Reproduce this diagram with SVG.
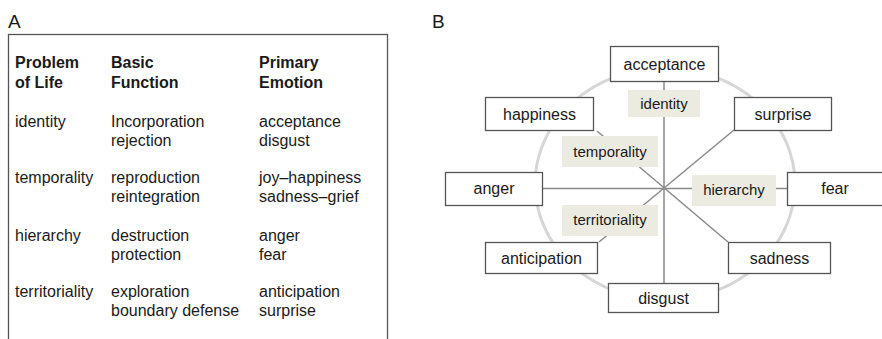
<svg xmlns="http://www.w3.org/2000/svg" width="882" height="339" viewBox="0 0 882 339">
<style>
text{font-family:"Liberation Sans",Arial,sans-serif;fill:#1a1a1a}
.t{font-size:16px}
.h{font-size:16px;font-weight:bold}
.p{font-size:19px}
.box{fill:#fff;stroke:#555;stroke-width:1.3}
.lab{fill:#ebebe2}
.bt{font-size:16px;text-anchor:middle}
.lt{font-size:15px;text-anchor:middle}
.con{stroke:#8a8a8a;stroke-width:1.5;fill:none}
</style>
<rect width="882" height="339" fill="#fff"/>
<g id="panelA">
<text class="p" x="8" y="28">A</text>
<rect x="8.5" y="34.5" width="379" height="320" fill="none" stroke="#555" stroke-width="1.3"/>
<text class="h" x="15" y="68">Problem</text>
<text class="h" x="15" y="88">of Life</text>
<text class="h" x="111" y="68">Basic</text>
<text class="h" x="111" y="88">Function</text>
<text class="h" x="259" y="68">Primary</text>
<text class="h" x="259" y="88">Emotion</text>
<text class="t" x="15" y="127">identity</text>
<text class="t" x="111" y="127">Incorporation</text>
<text class="t" x="111" y="146">rejection</text>
<text class="t" x="259" y="127">acceptance</text>
<text class="t" x="259" y="146">disgust</text>
<text class="t" x="15" y="183">temporality</text>
<text class="t" x="111" y="183">reproduction</text>
<text class="t" x="111" y="202">reintegration</text>
<text class="t" x="259" y="183">joy–happiness</text>
<text class="t" x="259" y="202">sadness–grief</text>
<text class="t" x="15" y="241">hierarchy</text>
<text class="t" x="111" y="241">destruction</text>
<text class="t" x="111" y="260">protection</text>
<text class="t" x="259" y="241">anger</text>
<text class="t" x="259" y="260">fear</text>
<text class="t" x="15" y="297">territoriality</text>
<text class="t" x="111" y="297">exploration</text>
<text class="t" x="111" y="316">boundary defense</text>
<text class="t" x="259" y="297">anticipation</text>
<text class="t" x="259" y="316">surprise</text>
</g>
<text class="p" x="432" y="28">B</text>
<ellipse cx="665" cy="184" rx="130" ry="116" fill="none" stroke="#d6d6d6" stroke-width="3"/>
<g id="connectors">
<line class="con" x1="664" y1="82" x2="664" y2="283"/>
<line class="con" x1="542" y1="188.5" x2="787" y2="188.5"/>
<line class="con" x1="597" y1="131" x2="728" y2="242"/>
<line class="con" x1="734" y1="130" x2="599" y2="242"/>
</g>
<g id="acceptance"><rect class="box" x="610.5" y="46.5" width="108" height="35"/><text class="bt" x="664.5" y="69.5">acceptance</text></g>
<g id="happiness"><rect class="box" x="485.5" y="97.5" width="108" height="33"/><text class="bt" x="539.5" y="119.5">happiness</text></g>
<g id="surprise"><rect class="box" x="734.5" y="97.5" width="97" height="33"/><text class="bt" x="783" y="119.5">surprise</text></g>
<g id="anger"><rect class="box" x="445.5" y="172.5" width="97" height="33"/><text class="bt" x="494" y="194">anger</text></g>
<g id="fear"><rect class="box" x="787.5" y="172.5" width="110" height="33"/><text class="bt" x="835" y="194">fear</text></g>
<g id="anticipation"><rect class="box" x="485.5" y="242.5" width="112" height="31"/><text class="bt" x="541.5" y="264">anticipation</text></g>
<g id="sadness"><rect class="box" x="728.5" y="242.5" width="102" height="31"/><text class="bt" x="779.5" y="264">sadness</text></g>
<g id="disgust"><rect class="box" x="608.5" y="283.5" width="110" height="29"/><text class="bt" x="663.5" y="304">disgust</text></g>
<g id="identity"><rect class="lab" x="628" y="90" width="72" height="27"/><text class="lt" x="664" y="109">identity</text></g>
<g id="temporality"><rect class="lab" x="562" y="136" width="96" height="31"/><text class="lt" x="610" y="157">temporality</text></g>
<g id="hierarchy"><rect class="lab" x="692" y="175" width="84" height="31"/><text class="lt" x="734" y="195">hierarchy</text></g>
<g id="territoriality"><rect class="lab" x="562" y="205" width="96" height="31"/><text class="lt" x="610" y="225">territoriality</text></g>
</svg>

******

Aim:
Each line of the data should be quoted exactly, with pictures left out.

Solved problem:
Reproduce this diagram with SVG.
<svg xmlns="http://www.w3.org/2000/svg" width="882" height="339" viewBox="0 0 882 339">
<style>
text{font-family:"Liberation Sans",Arial,sans-serif;fill:#1a1a1a}
.t{font-size:16px}
.h{font-size:16px;font-weight:bold}
.p{font-size:19px}
.box{fill:#fff;stroke:#555;stroke-width:1.3}
.lab{fill:#ebebe2}
.bt{font-size:16px;text-anchor:middle}
.lt{font-size:15px;text-anchor:middle}
.con{stroke:#8a8a8a;stroke-width:1.5;fill:none}
</style>
<rect width="882" height="339" fill="#fff"/>
<g id="panelA">
<text class="p" x="8" y="28">A</text>
<rect x="8.5" y="34.5" width="379" height="320" fill="none" stroke="#555" stroke-width="1.3"/>
<text class="h" x="15" y="68">Problem</text>
<text class="h" x="15" y="88">of Life</text>
<text class="h" x="111" y="68">Basic</text>
<text class="h" x="111" y="88">Function</text>
<text class="h" x="259" y="68">Primary</text>
<text class="h" x="259" y="88">Emotion</text>
<text class="t" x="15" y="127">identity</text>
<text class="t" x="111" y="127">Incorporation</text>
<text class="t" x="111" y="146">rejection</text>
<text class="t" x="259" y="127">acceptance</text>
<text class="t" x="259" y="146">disgust</text>
<text class="t" x="15" y="183">temporality</text>
<text class="t" x="111" y="183">reproduction</text>
<text class="t" x="111" y="202">reintegration</text>
<text class="t" x="259" y="183">joy–happiness</text>
<text class="t" x="259" y="202">sadness–grief</text>
<text class="t" x="15" y="241">hierarchy</text>
<text class="t" x="111" y="241">destruction</text>
<text class="t" x="111" y="260">protection</text>
<text class="t" x="259" y="241">anger</text>
<text class="t" x="259" y="260">fear</text>
<text class="t" x="15" y="297">territoriality</text>
<text class="t" x="111" y="297">exploration</text>
<text class="t" x="111" y="316">boundary defense</text>
<text class="t" x="259" y="297">anticipation</text>
<text class="t" x="259" y="316">surprise</text>
</g>
<text class="p" x="432" y="28">B</text>
<ellipse cx="665" cy="184" rx="130" ry="116" fill="none" stroke="#d6d6d6" stroke-width="3"/>
<g id="connectors">
<line class="con" x1="664" y1="82" x2="664" y2="283"/>
<line class="con" x1="542" y1="188.5" x2="787" y2="188.5"/>
<line class="con" x1="597" y1="131" x2="728" y2="242"/>
<line class="con" x1="734" y1="130" x2="599" y2="242"/>
</g>
<g id="acceptance"><rect class="box" x="610.5" y="46.5" width="108" height="35"/><text class="bt" x="664.5" y="69.5">acceptance</text></g>
<g id="happiness"><rect class="box" x="485.5" y="97.5" width="108" height="33"/><text class="bt" x="539.5" y="119.5">happiness</text></g>
<g id="surprise"><rect class="box" x="734.5" y="97.5" width="97" height="33"/><text class="bt" x="783" y="119.5">surprise</text></g>
<g id="anger"><rect class="box" x="445.5" y="172.5" width="97" height="33"/><text class="bt" x="494" y="194">anger</text></g>
<g id="fear"><rect class="box" x="787.5" y="172.5" width="110" height="33"/><text class="bt" x="835" y="194">fear</text></g>
<g id="anticipation"><rect class="box" x="485.5" y="242.5" width="112" height="31"/><text class="bt" x="541.5" y="264">anticipation</text></g>
<g id="sadness"><rect class="box" x="728.5" y="242.5" width="102" height="31"/><text class="bt" x="779.5" y="264">sadness</text></g>
<g id="disgust"><rect class="box" x="608.5" y="283.5" width="110" height="29"/><text class="bt" x="663.5" y="304">disgust</text></g>
<g id="identity"><rect class="lab" x="628" y="90" width="72" height="27"/><text class="lt" x="664" y="109">identity</text></g>
<g id="temporality"><rect class="lab" x="562" y="136" width="96" height="31"/><text class="lt" x="610" y="157">temporality</text></g>
<g id="hierarchy"><rect class="lab" x="692" y="175" width="84" height="31"/><text class="lt" x="734" y="195">hierarchy</text></g>
<g id="territoriality"><rect class="lab" x="562" y="205" width="96" height="31"/><text class="lt" x="610" y="225">territoriality</text></g>
</svg>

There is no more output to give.